Abstemio de Dios. Deicida confeso
I
Tú no eres un ateo. Eres un abstemio de Dios. Estas palabras me las dijo Gerardo Ortega y confieso que me encantaron. Nadie había podido hacer una mejor definición de mis (no) creencias. Soy, en efecto, un abstemio de Dios, alguien que con sufrimiento se mantiene al margen del vicio de creer. Dios me falta como la bebida al alcohólico.
Mi ateísmo es ontológico, no científico. No soy ateo porque crea únicamente en aquello que veo y es científicamente demostrable. Al contrario; soy ateo porque creo que hay algo mucho más profundo, mucho más complejo, mucho más inexplicable y fantástico como para reducirlo en la cómoda jaulita de un dios-juez. Un dios demasiado humano, hecho a la medida de nuestras necesidades. Por la humildad de saberme nada, brizna de polvo en el caos de un universo inabarcable, es que no puedo reducir las cosas a algo tan simple.

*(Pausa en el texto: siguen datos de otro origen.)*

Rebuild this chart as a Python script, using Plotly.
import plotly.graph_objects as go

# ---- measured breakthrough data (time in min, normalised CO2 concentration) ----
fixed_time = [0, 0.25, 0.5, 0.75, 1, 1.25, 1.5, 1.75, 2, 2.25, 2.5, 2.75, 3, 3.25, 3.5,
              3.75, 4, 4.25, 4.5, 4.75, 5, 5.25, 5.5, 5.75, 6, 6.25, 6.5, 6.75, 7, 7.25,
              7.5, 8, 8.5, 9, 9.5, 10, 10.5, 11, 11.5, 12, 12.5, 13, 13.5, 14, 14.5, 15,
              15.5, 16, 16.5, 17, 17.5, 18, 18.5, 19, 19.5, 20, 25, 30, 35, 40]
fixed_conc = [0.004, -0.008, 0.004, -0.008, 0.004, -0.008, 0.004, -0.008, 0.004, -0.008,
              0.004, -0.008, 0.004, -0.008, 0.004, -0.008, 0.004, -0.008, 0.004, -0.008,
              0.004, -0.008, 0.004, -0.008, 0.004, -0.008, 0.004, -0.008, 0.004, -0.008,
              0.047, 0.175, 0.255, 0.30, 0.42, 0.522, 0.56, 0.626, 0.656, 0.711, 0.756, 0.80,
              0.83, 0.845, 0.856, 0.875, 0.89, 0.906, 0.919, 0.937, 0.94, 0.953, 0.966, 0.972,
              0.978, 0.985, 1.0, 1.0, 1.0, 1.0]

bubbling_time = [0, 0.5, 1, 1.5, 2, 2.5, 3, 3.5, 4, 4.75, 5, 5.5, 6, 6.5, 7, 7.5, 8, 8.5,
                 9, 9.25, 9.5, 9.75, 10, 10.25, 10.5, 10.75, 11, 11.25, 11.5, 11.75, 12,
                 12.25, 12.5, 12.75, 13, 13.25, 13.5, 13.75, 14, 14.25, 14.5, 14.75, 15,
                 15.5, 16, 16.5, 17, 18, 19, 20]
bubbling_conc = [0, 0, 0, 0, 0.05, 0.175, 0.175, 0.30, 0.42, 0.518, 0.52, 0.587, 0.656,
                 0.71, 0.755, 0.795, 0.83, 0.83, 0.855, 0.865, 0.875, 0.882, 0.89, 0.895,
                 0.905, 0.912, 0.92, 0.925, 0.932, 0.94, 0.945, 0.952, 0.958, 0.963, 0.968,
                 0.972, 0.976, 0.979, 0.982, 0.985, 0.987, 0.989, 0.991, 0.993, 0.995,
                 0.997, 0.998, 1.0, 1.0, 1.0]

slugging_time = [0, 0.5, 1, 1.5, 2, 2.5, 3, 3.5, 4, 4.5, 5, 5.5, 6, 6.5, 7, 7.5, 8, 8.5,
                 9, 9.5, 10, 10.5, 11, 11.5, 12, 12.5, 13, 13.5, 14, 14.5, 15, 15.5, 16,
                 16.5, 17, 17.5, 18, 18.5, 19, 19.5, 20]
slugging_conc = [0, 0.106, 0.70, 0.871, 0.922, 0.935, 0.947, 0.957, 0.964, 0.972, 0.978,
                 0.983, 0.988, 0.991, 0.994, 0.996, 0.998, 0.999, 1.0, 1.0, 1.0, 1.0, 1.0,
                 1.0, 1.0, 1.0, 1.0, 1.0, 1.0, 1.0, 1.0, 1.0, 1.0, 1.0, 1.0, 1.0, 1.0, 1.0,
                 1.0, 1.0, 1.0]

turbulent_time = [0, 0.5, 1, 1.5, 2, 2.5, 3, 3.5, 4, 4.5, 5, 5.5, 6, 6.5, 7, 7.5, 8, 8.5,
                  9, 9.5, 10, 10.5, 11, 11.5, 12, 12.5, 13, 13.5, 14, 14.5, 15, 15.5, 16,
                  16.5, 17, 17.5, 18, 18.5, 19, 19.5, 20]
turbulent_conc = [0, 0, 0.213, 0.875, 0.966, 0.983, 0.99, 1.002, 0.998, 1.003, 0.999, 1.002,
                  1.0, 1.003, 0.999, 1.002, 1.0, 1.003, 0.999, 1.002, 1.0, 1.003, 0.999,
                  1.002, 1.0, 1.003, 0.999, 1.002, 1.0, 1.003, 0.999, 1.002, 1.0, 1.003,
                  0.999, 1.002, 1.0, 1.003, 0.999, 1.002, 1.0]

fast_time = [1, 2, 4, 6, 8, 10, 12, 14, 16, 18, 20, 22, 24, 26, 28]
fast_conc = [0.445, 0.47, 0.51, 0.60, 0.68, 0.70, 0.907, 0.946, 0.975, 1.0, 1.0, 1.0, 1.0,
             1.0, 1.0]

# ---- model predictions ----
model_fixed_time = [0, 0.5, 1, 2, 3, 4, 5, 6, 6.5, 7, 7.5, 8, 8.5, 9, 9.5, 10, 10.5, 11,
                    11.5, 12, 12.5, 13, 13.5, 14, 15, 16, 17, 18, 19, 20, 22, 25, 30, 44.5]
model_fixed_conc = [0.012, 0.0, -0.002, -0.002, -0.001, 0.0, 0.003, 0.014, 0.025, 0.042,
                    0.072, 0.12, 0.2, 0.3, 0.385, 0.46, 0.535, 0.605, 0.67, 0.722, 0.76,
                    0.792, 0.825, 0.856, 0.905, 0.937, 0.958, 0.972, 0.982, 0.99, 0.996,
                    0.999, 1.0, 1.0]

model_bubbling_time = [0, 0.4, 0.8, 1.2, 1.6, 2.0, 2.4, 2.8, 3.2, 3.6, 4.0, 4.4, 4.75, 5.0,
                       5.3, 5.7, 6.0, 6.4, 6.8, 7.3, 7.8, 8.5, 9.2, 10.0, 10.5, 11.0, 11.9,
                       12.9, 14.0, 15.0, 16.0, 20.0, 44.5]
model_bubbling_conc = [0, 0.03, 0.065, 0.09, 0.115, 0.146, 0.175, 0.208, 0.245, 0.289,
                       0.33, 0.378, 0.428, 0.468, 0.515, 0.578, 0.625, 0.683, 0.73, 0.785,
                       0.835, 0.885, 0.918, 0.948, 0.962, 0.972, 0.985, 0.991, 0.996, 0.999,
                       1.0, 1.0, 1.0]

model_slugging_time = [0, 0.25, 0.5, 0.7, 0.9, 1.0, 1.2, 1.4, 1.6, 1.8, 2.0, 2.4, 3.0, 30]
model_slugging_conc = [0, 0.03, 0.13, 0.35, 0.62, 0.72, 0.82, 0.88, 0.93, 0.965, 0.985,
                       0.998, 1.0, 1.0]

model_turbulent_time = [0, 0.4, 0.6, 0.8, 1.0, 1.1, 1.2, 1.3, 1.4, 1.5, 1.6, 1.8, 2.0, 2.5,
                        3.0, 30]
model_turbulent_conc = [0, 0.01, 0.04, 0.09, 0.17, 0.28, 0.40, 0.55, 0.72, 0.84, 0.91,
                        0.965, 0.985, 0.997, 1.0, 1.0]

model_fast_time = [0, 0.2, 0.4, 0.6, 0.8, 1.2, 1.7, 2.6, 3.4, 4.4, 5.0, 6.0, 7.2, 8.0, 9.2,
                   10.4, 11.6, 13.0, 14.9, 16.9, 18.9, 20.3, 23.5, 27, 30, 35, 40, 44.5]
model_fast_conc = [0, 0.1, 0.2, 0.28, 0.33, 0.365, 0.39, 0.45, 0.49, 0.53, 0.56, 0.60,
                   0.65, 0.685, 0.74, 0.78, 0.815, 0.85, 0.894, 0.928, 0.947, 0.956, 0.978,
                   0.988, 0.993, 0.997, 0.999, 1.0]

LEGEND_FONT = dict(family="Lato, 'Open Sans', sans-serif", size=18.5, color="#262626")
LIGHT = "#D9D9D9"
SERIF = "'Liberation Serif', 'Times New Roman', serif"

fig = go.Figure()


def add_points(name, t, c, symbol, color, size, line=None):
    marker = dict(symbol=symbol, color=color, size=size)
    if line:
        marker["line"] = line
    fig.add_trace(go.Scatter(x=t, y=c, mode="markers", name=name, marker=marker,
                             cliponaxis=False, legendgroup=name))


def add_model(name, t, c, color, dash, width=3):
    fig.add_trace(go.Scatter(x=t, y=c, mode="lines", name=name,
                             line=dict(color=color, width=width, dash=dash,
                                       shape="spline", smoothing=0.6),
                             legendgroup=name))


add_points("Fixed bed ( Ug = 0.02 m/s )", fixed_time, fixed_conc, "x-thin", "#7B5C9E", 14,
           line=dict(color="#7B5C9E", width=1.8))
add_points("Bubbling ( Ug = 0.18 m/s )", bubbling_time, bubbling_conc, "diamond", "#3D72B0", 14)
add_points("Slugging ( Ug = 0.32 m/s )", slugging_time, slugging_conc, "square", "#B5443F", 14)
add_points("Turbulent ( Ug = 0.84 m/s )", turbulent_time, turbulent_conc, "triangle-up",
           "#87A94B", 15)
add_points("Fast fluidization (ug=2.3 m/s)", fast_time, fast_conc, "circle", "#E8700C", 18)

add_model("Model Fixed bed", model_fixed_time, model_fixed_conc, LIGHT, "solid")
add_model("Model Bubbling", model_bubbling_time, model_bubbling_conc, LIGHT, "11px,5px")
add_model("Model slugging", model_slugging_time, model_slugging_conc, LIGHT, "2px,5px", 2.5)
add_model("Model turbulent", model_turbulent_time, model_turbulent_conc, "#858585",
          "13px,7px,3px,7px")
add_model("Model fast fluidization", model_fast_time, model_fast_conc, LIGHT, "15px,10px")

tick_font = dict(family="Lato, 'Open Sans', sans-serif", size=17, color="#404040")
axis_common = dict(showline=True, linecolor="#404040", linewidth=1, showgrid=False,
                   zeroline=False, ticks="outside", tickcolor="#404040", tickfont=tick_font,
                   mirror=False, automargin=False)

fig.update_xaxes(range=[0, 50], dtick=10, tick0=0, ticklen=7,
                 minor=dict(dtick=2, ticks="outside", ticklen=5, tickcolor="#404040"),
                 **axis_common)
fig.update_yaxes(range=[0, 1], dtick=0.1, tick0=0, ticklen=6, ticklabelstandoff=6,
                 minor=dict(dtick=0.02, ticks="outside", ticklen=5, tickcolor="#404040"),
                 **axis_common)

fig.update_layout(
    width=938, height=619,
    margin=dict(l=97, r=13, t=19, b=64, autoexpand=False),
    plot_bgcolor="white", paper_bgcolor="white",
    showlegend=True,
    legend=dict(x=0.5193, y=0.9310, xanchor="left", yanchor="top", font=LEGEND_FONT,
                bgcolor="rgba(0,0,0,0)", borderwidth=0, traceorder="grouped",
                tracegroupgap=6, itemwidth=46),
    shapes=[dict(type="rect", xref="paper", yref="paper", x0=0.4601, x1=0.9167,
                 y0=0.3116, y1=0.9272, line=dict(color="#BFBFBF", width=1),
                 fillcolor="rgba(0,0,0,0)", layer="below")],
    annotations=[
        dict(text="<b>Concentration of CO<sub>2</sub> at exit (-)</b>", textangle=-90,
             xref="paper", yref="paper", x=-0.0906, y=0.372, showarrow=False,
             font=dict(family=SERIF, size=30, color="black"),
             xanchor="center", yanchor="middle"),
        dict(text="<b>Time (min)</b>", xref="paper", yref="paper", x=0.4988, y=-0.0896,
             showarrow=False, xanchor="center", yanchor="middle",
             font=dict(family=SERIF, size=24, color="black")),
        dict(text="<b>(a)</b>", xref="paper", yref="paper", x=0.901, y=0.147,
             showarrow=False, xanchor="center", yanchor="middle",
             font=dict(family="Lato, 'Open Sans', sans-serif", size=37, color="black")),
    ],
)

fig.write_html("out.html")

A veces me gustaría experimentar el ateísmo científico de Luís. Su expresión “aunicórnico”, es de antología. Advierto que pienso plagiarla. Se da por hecho que los unicornios no existen y por tanto es una perogrullada proclamar tu no creencia en ellos. El problema es que yo puedo aplicar la fórmula aunicórnica a Dios.
En el fondo, yo soy un ateo que piensa demasiado en Dios, un deicida que carga a cuestas el cadáver de su víctima. Y sí, debo aceptar que el cadáver de Dios es un peso en mi espalda (¿sería muy cursi decir mi alma?)
En teoría sólo creo en la nada, en el caos, en el vacío abismal y sin embargo siempre pienso en Dios, en su omnipresente cuerpo putrefacto. Pienso en Dios para odiarlo y pensar que me odia, pero pienso en él. En el fondo, dedico mucho de mi tiempo a eso que llaman oración. No puedo jurar que moriré en el ateísmo, aunque considero muy difícil que vuelva a pertenecer a una religión. Pero el deicidio es también un acto de fe, mi único acto de fe. El deicidio es un sacramento. Me formé en un hogar católico y un día dije no a Dios y lo saqué a patadas de mi mente. Mi razón decidió sepultarlo. Primero blasfemé contra su iglesia pero a los 16 años decidí que aunque su representación humana fuera perfecta, la hipótesis de su existencia es inútil.
Necesitaría pasar algo muy duro en mi vida para que volviera a profesar un credo, algo que sacudiera mis estructuras, un auténtico terremoto espiritual. No digo que de esta agua no beberé. Mi reconversión sería la prueba de que el poder de Dios es infinito. La supervivencia de mi eterno deicidio la prueba de su inexistencia.
El mío es un ateísmo profundamente místico. Dios, su cadáver, la terrible mentira de su concepto o su sombra al acecho, ocupan constantemente mis pensamientos. Soy un ateo con estructura mental de creyente, un deicida que cada noche intenta hablar con el dios que ha matado.